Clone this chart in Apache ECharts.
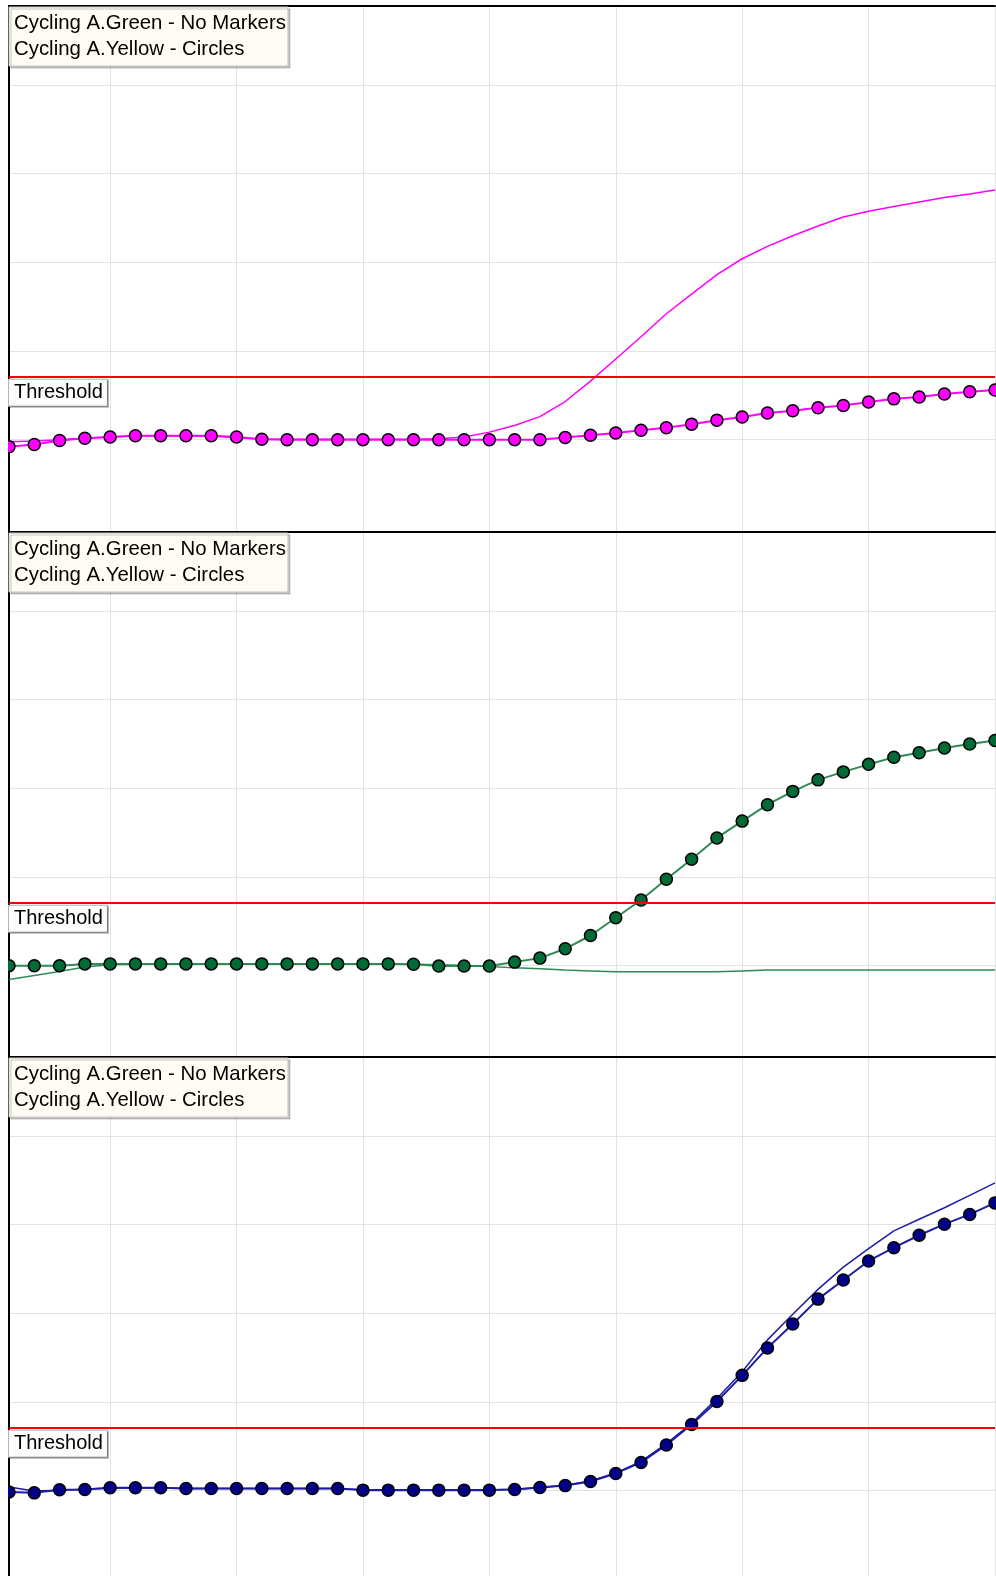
<!DOCTYPE html>
<html>
<head>
<meta charset="utf-8">
<title>Cycling A</title>
<script src="https://cdn.jsdelivr.net/npm/echarts@6/dist/echarts.min.js"></script>
<style>
  html, body { margin: 0; padding: 0; background: #fff; overflow: hidden; }
  #chart { position: absolute; left: 8px; top: 0; width: 988px; height: 1590px; }
</style>
</head>
<body>
<div id="chart"></div>
<script>
// cycle numbers on the x axis
const cycles = [1, 2, 3, 4, 5, 6, 7, 8, 9, 10, 11, 12, 13, 14, 15, 16, 17, 18, 19, 20,
  21, 22, 23, 24, 25, 26, 27, 28, 29, 30, 31, 32, 33, 34, 35, 36, 37, 38, 39, 40];
const xGridValues = [5, 10, 15, 20, 25, 30, 35, 40];
const yGridValues = [100, 200, 300, 400, 500];
const threshold = 171;

const greenName = 'Cycling A.Green';
const yellowName = 'Cycling A.Yellow';
const legendSuffix = { 'Cycling A.Green': ' - No Markers', 'Cycling A.Yellow': ' - Circles' };

// panel 1 (magenta)
const green1 = [97.5, 98.5, 100, 101.5, 103, 104.5, 104.5, 104.5, 104, 102.5,
  100.5, 100.5, 100.5, 100.5, 100.5, 100.5, 100.5, 101, 103, 108.5,
  116, 126, 143, 166, 191, 216, 242, 264, 286, 304,
  318, 330, 341, 351, 357.5, 363, 368, 373, 377, 381.5];
const yellow1 = [92, 94.5, 99, 101.5, 103, 104.5, 104.5, 104.5, 104.5, 103,
  100.5, 100, 100, 100, 100, 100, 100, 100, 100, 100,
  100, 100, 102.5, 105, 107.5, 110.5, 113.5, 117.5, 122, 125.5,
  130, 132.5, 136, 138.5, 142.5, 146, 148, 151.5, 154, 156];

// panel 2 (green)
const green2 = [84.5, 89, 93.5, 98.5, 101, 101.5, 101.5, 101.5, 101.5, 101.5,
  101.5, 101.5, 101.5, 101.5, 101.5, 101.5, 101.5, 101, 100.5, 99,
  97.5, 96.5, 95, 94, 93, 93, 93, 93, 93, 94,
  95, 95, 95, 95, 95, 95, 95, 95, 95, 95];
const yellow2 = [100, 100, 100, 102, 102, 102, 102, 102, 102, 102,
  102, 102, 102, 102, 102, 102, 101.5, 99.5, 99.5, 99.5,
  104, 108.5, 119, 134, 154, 174, 197.5, 220, 244, 263,
  281.5, 296.5, 309.5, 318.5, 327, 335, 340, 345.5, 350, 354];

// panel 3 (navy)
const green3 = [104, 99.5, 100.5, 101.5, 103, 103, 103, 102.5, 102.5, 102.5,
  102.5, 102.5, 102.5, 102.5, 101, 101, 101, 101, 101, 101,
  101.5, 103.5, 106, 111, 120, 133, 153, 176, 204, 234,
  270, 299, 327, 352, 373, 393, 406, 419, 433, 447];
const yellow3 = [98.6, 97.5, 101, 101.4, 103.2, 103.2, 103.2, 102.5, 102.5, 102.5,
  102.5, 102.5, 102.5, 102.5, 100.6, 100.6, 100.6, 100.6, 100.6, 100.6,
  101.2, 103.5, 105.7, 110.3, 119.4, 131.8, 151.5, 174.5, 200.5, 230,
  261, 288, 316, 337.5, 359, 374, 388, 400.5, 411.5, 424.5];

const greens = [green1, green2, green3];
const yellows = [yellow1, yellow2, yellow3];
const lineColors = ['#ff00ff', '#2e8b57', '#1c1ca6'];
const markerColors = ['#ff00ff', '#006b35', '#000088'];
const panelTops = [6, 532, 1057];
const panelHeight = 525;

const font = 'Liberation Sans, Arial, sans-serif';
const pairs = arr => cycles.map((c, i) => [c, arr[i]]);

const grid = [], xAxis = [], yAxis = [], series = [], legend = [];

panelTops.forEach((top, p) => {
  grid.push({ left: 1, width: 986, top: top, height: panelHeight, show: false });
  xAxis.push({
    type: 'value', gridIndex: p, min: 1, max: 40, position: 'top',
    axisLine: { show: true, onZero: false, lineStyle: { color: '#000', width: 2 } },
    axisTick: { show: false, customValues: xGridValues },
    axisLabel: { show: false },
    splitLine: { show: true, lineStyle: { color: '#e3e3e3', width: 1 } },
    z: 3
  });
  yAxis.push({
    type: 'value', gridIndex: p, min: -3, max: 589,
    axisLine: { show: true, onZero: false, lineStyle: { color: '#000', width: 2 } },
    axisTick: { show: false, customValues: yGridValues },
    axisLabel: { show: false },
    splitLine: { show: true, lineStyle: { color: '#e3e3e3', width: 1 } },
    z: 3
  });
  legend.push({
    left: 1, top: top + 1, orient: 'vertical',
    icon: 'none', itemWidth: 0, itemHeight: 26, itemGap: 0,
    padding: [3, 2, 4, 0],
    backgroundColor: '#fffdf3', borderColor: '#c4c4c4', borderWidth: 1,
    shadowColor: 'rgba(0,0,0,0.22)', shadowOffsetX: 2, shadowOffsetY: 2, shadowBlur: 0,
    selectedMode: false,
    textStyle: { color: '#000', fontSize: 20.4, fontFamily: font, lineHeight: 26 },
    formatter: name => name + legendSuffix[name],
    data: [greenName, yellowName]
  });
  series.push({
    name: greenName, type: 'line', xAxisIndex: p, yAxisIndex: p,
    data: pairs(greens[p]), symbol: 'none', showSymbol: false,
    lineStyle: { color: lineColors[p], width: 1.5 },
    itemStyle: { color: lineColors[p] },
    emphasis: { disabled: true },
    markLine: {
      silent: true, symbol: 'none',
      lineStyle: { color: '#ff0000', width: 1.8, type: 'solid' },
      label: {
        show: true, position: 'insideStartBottom', formatter: 'Threshold',
        color: '#000', fontSize: 20, fontFamily: font, lineHeight: 20,
        backgroundColor: '#fdfdfd', borderColor: '#b4b4b4', borderWidth: 1,
        padding: [3, 4, 3, 5], distance: [0, 3],
        shadowColor: 'rgba(0,0,0,0.3)', shadowOffsetX: 1, shadowOffsetY: 1
      },
      emphasis: { disabled: true },
      data: [{ yAxis: threshold }]
    }
  });
  series.push({
    name: yellowName, type: 'line', xAxisIndex: p, yAxisIndex: p,
    data: pairs(yellows[p]), symbol: 'circle', symbolSize: 12,
    lineStyle: { color: lineColors[p], width: 2 },
    itemStyle: { color: markerColors[p], borderColor: '#000', borderWidth: 1.5 },
    emphasis: { disabled: true }
  });
});

const myChart = echarts.init(document.getElementById('chart'));
myChart.setOption({
  animation: false,
  grid: grid,
  xAxis: xAxis,
  yAxis: yAxis,
  legend: legend,
  series: series
});
</script>
</body>
</html>
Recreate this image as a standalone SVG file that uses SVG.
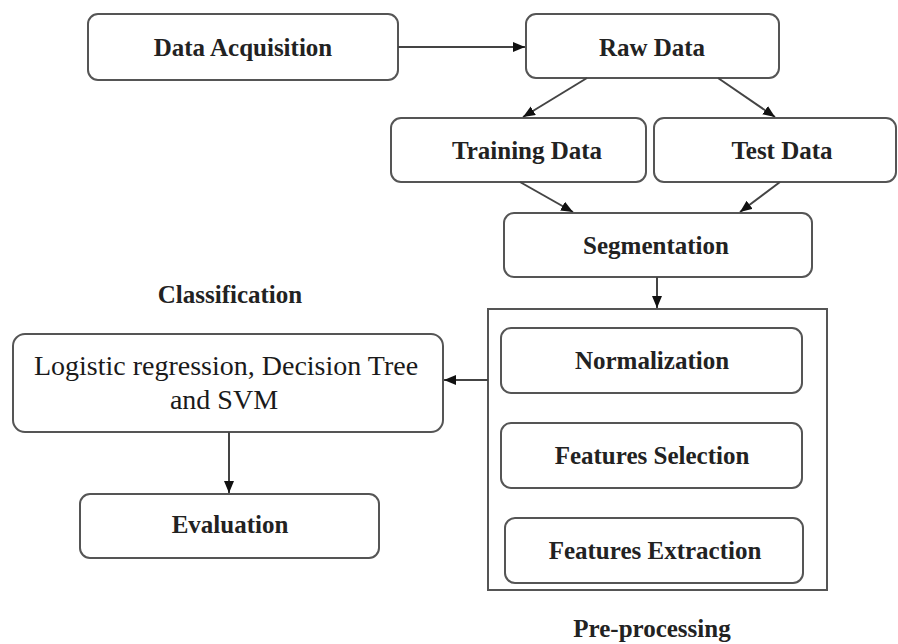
<svg xmlns="http://www.w3.org/2000/svg" width="898" height="644" viewBox="0 0 898 644">
<style>
.box{fill:#fff;stroke:#555;stroke-width:2}
.b{font-family:"Liberation Serif","Times New Roman",serif;font-weight:bold;font-size:25px;fill:#222;text-anchor:middle}
.r{font-family:"Liberation Serif","Times New Roman",serif;font-size:28px;fill:#1a1a1a;text-anchor:middle}
.c{stroke:#444;stroke-width:2;fill:none;marker-end:url(#ah)}
</style>
<defs>
<marker id="ah" markerUnits="userSpaceOnUse" markerWidth="14" markerHeight="12" refX="12" refY="5" orient="auto">
<path d="M0,0 L12,5 L0,10 Z" fill="#111"/>
</marker>
</defs>
<rect width="898" height="644" fill="#fff"/>
<g id="preprocessing">
<rect x="488" y="309" width="339" height="281" fill="#fff" stroke="#555" stroke-width="2"/>
<text class="b" x="652" y="637">Pre-processing</text>
</g>
<g id="data-acquisition">
<rect class="box" x="88" y="14" width="310" height="66" rx="10"/>
<text class="b" x="243" y="56">Data Acquisition</text>
</g>
<g id="raw-data">
<rect class="box" x="526" y="14" width="253" height="64" rx="10"/>
<text class="b" x="652" y="56">Raw Data</text>
</g>
<g id="training-data">
<rect class="box" x="391" y="118" width="255" height="64" rx="10"/>
<text class="b" x="527" y="159">Training Data</text>
</g>
<g id="test-data">
<rect class="box" x="654" y="118" width="242" height="64" rx="10"/>
<text class="b" x="782" y="159">Test Data</text>
</g>
<g id="segmentation">
<rect class="box" x="504" y="213" width="308" height="64" rx="10"/>
<text class="b" x="656" y="254">Segmentation</text>
</g>
<g id="normalization">
<rect class="box" x="501" y="328" width="301" height="65" rx="10"/>
<text class="b" x="652" y="369">Normalization</text>
</g>
<g id="features-selection">
<rect class="box" x="501" y="423" width="301" height="65" rx="10"/>
<text class="b" x="652" y="464">Features Selection</text>
</g>
<g id="features-extraction">
<rect class="box" x="505" y="518" width="298" height="65" rx="10"/>
<text class="b" x="655" y="559">Features Extraction</text>
</g>
<g id="classification">
<text class="b" x="230" y="303">Classification</text>
<rect class="box" x="13" y="334" width="430" height="98" rx="12"/>
<text class="r" x="226" y="375">Logistic regression, Decision Tree</text>
<text class="r" x="224" y="409">and SVM</text>
</g>
<g id="evaluation">
<rect class="box" x="80" y="494" width="299" height="64" rx="10"/>
<text class="b" x="230" y="533">Evaluation</text>
</g>
<g id="connectors">
<line class="c" x1="398" y1="47" x2="525" y2="47"/>
<line class="c" x1="587" y1="78" x2="523" y2="117"/>
<line class="c" x1="718" y1="78" x2="775" y2="117"/>
<line class="c" x1="520" y1="182" x2="573" y2="212"/>
<line class="c" x1="780" y1="182" x2="740" y2="212"/>
<line class="c" x1="657" y1="277" x2="657" y2="308"/>
<line class="c" x1="488" y1="380" x2="444" y2="380"/>
<line class="c" x1="229" y1="432" x2="229" y2="493"/>
</g>
</svg>
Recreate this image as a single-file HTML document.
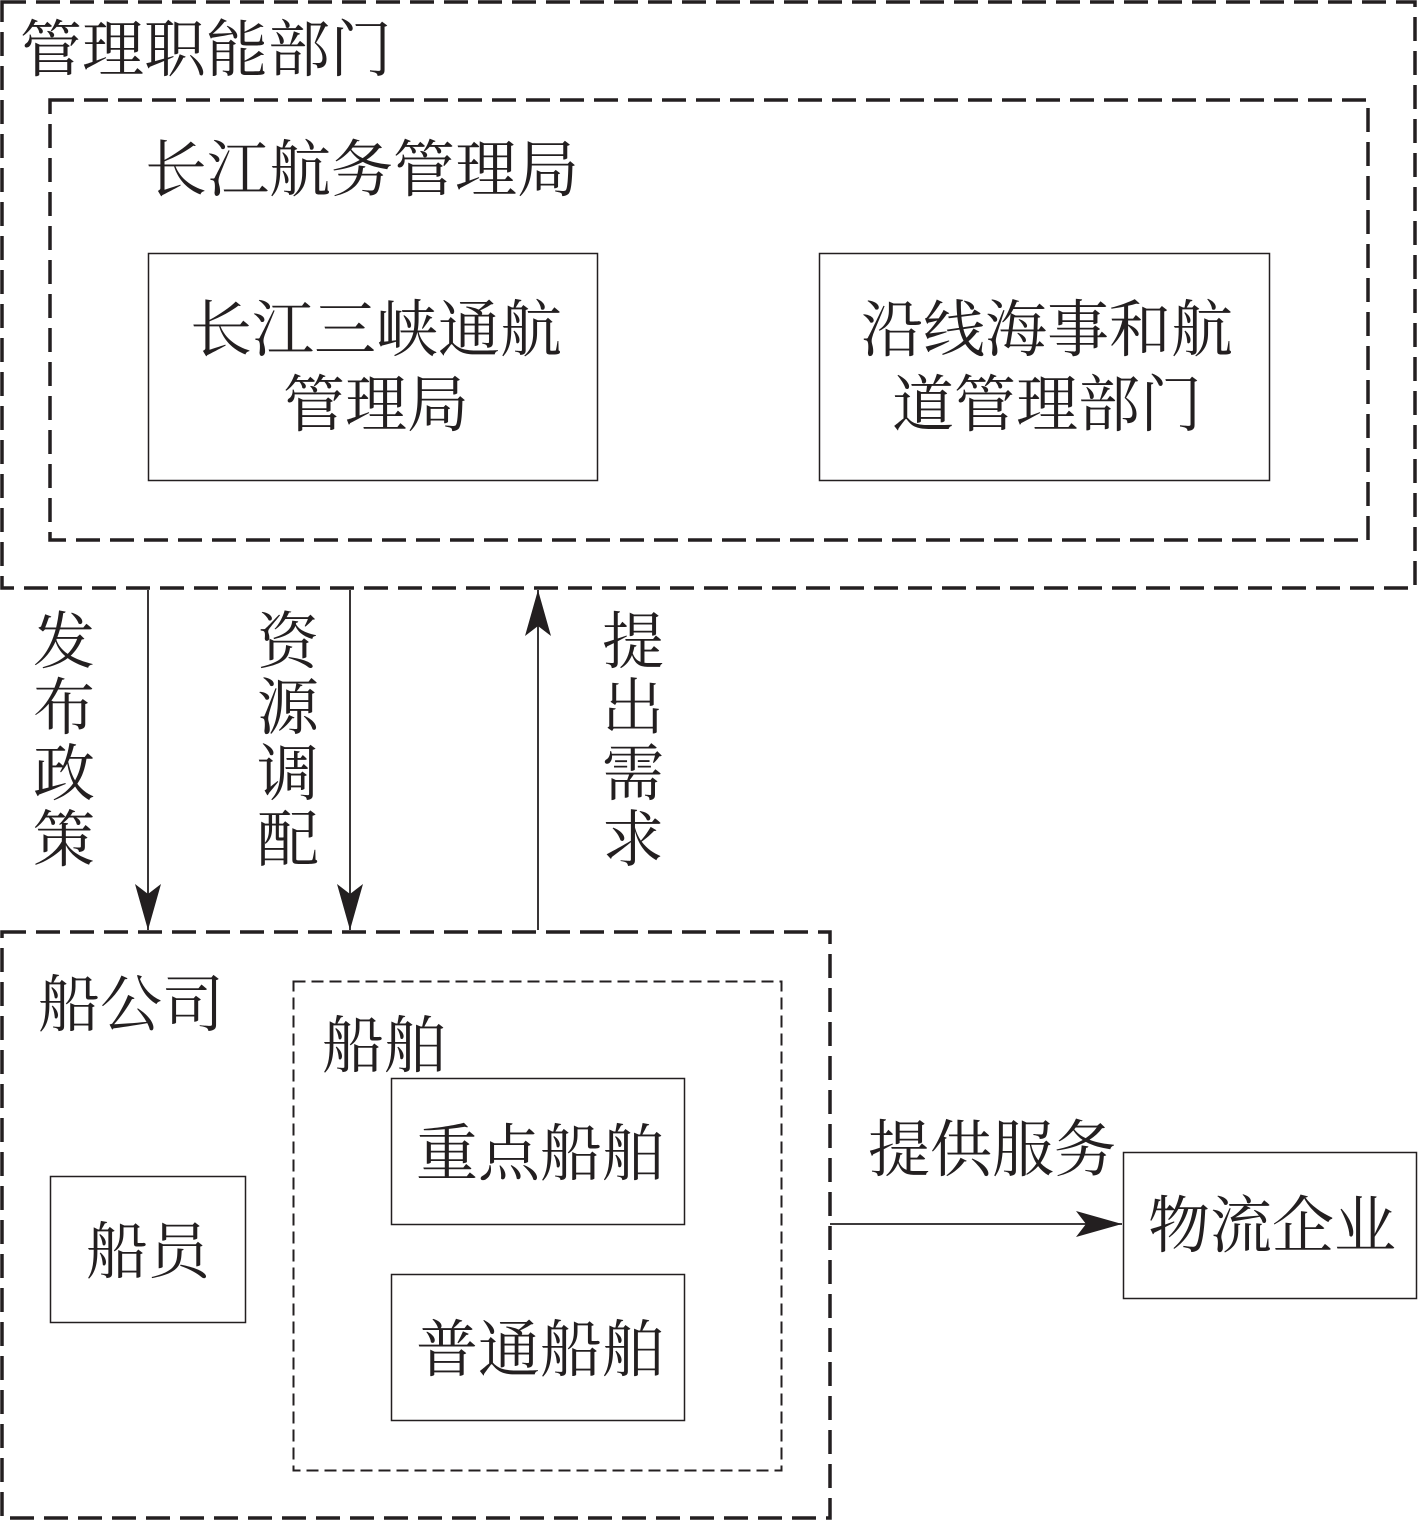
++++++++++++++++++++
# WHAT YOU HAVE TO DO
Copy only the part of the records that runs from the first line to the line with "130, 132.5, 136, 138.5, 142.5, 146, 148, 151.5, 154, 156];", ends included, leaving pictures out.

# WRITTEN ANSWER
Clone this chart in Apache ECharts.
<!DOCTYPE html>
<html>
<head>
<meta charset="utf-8">
<title>Cycling A</title>
<script src="https://cdn.jsdelivr.net/npm/echarts@6/dist/echarts.min.js"></script>
<style>
  html, body { margin: 0; padding: 0; background: #fff; overflow: hidden; }
  #chart { position: absolute; left: 8px; top: 0; width: 988px; height: 1590px; }
</style>
</head>
<body>
<div id="chart"></div>
<script>
// cycle numbers on the x axis
const cycles = [1, 2, 3, 4, 5, 6, 7, 8, 9, 10, 11, 12, 13, 14, 15, 16, 17, 18, 19, 20,
  21, 22, 23, 24, 25, 26, 27, 28, 29, 30, 31, 32, 33, 34, 35, 36, 37, 38, 39, 40];
const xGridValues = [5, 10, 15, 20, 25, 30, 35, 40];
const yGridValues = [100, 200, 300, 400, 500];
const threshold = 171;

const greenName = 'Cycling A.Green';
const yellowName = 'Cycling A.Yellow';
const legendSuffix = { 'Cycling A.Green': ' - No Markers', 'Cycling A.Yellow': ' - Circles' };

// panel 1 (magenta)
const green1 = [97.5, 98.5, 100, 101.5, 103, 104.5, 104.5, 104.5, 104, 102.5,
  100.5, 100.5, 100.5, 100.5, 100.5, 100.5, 100.5, 101, 103, 108.5,
  116, 126, 143, 166, 191, 216, 242, 264, 286, 304,
  318, 330, 341, 351, 357.5, 363, 368, 373, 377, 381.5];
const yellow1 = [92, 94.5, 99, 101.5, 103, 104.5, 104.5, 104.5, 104.5, 103,
  100.5, 100, 100, 100, 100, 100, 100, 100, 100, 100,
  100, 100, 102.5, 105, 107.5, 110.5, 113.5, 117.5, 122, 125.5,
  130, 132.5, 136, 138.5, 142.5, 146, 148, 151.5, 154, 156];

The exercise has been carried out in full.